In addition to the usual reviews and comments you would find on a horror movie blog, this is also a document of the wonderfully vast horror movie section of the video store I worked at in my youth.

Friday, May 22, 2026

ACAB '90


The next tape off the pile was the 1990 crime thriller Street Asylum.


No nonsense cop Arliss Ryder (Wings Hauser) joins a new police strike force tasked with cleaning up the streets - by any means necessary.

I think I had heard of this film, but I think I subconsciously linked it with Class of 1999 because their coverboxes are eerily similar, and as it turns out so are their plots with both featuring public servants altered to combat perceived criminals. It's also kind of like Dead Heat, but with implanted aggression instead of zombification. 

However, no matter whatever way you look at this, there is no getting around that this movie is ACAB before ACAB. It's a tad disillusioning when you watch these movies from thirty or fourty years ago and you're hearing lines like, “Strike force or Gestapo?” and it's still relevant today. Just once, I'd like to watch one of these movies and think, “Remember when this was a thing?” instead of the usual “things never change”. Imagine walking into that the briefing room for S.Q.U.A.D (Scum Quelling Urban Assault Division) and seeing this...


But I digress. Aside from that, Street Asylum, which is kind of an obtuse name now that I think about it, was a pretty chaotic affair. It's full of a lot of flash editing, crazy characters - some welcome, like Brion James as a street preacher and some not so, like Hauser's one-time partner Joker (Sy Richardson) who literally almost chewed his way through my television screen - dominatrices, Jesus antenna, Terminator guns, and sax, sax and more sax. 

Wings Hauser & Alex Cord in Street Asylum.

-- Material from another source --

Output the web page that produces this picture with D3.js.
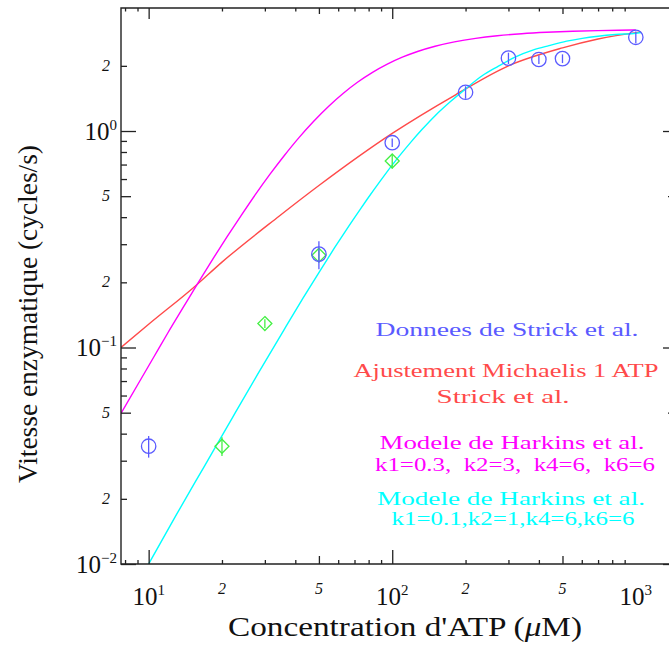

The cast is pretty stacked with offbeat actors as in addition to the aforementioned Jones & Hauser, you also have Alex Cord. Man, was there anyone who could deliver cheesy lines as smoothly as Alex Cord? And I do have to say there were a few cool stunts in this, like old school where you wonder if they shot them while the safety co-ordinator was on lunch break. At the end of the day though, if you want to watch a crime-ridden Wings Hauser joint, you are better off with Gary Sherman's Vice Squad. I get what director Gregory Dark - who had quite the interesting career that started in porn, moved to erotic thrillers and then spanned the next few decades directing music videos for pretty much every artist on the planet - was going for, but he's no Gary Sherman. Duh-doom.